Advantages and Disadvantages
We’ve taken a very quick look at the array and singly-linked list data structures, and seen how each one could be the better choice to use in an application, depending on the behaviour we want. There are other data structures to choose from: trees, hashtables, graphs, and more.
It’s important for you to have some understanding of how each data structure works, meaning how it organises the data and what operations it allows. Armed with this knowledge, you’ll be able to choose the best data structure for your application. Doing so could be the difference between an application that performs well, and one that performs poorly because the data structure it’s using to organise data isn’t a good fit for the operations it frequently performs.
Data structures are a way to organise data. A data structure is defined by how it organises the data, and by the operations it allows us to perform on the data. It’s important to choose the right data structures and algorithms for your next project. You can blindly use the classes that Java and other languages provide, but understanding how each one works and choosing the right one for an application is a critical skill in software development.

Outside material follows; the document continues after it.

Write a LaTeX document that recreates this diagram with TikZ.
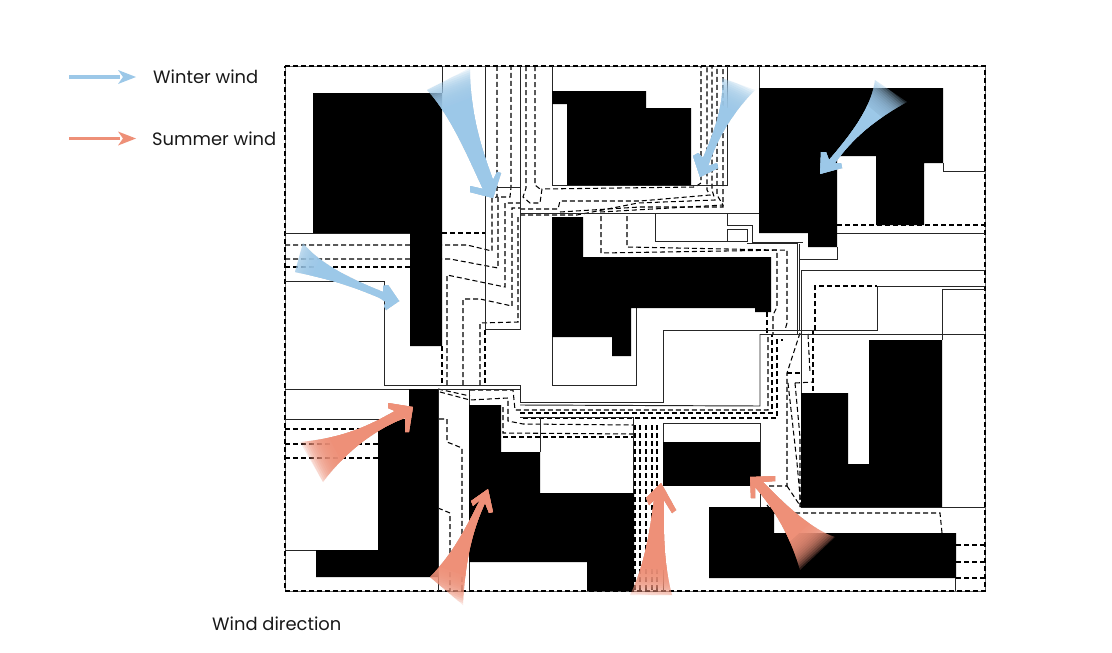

“For example, in Java, a singly-linked list class wouldn’t contain a method that allows you to insert an item anywhere in the list.” Doesn’t this directly contradict with the very definition of LinkedList that it is an ordered sequence that allows efficient insertion and removal at any location?
A single linked list class, by its very design, isn’t designed for that. As pointed out in the article, Java’s implementation of LinkedList is a doubly-linked list and does allow you to efficiently insert and remove at any location.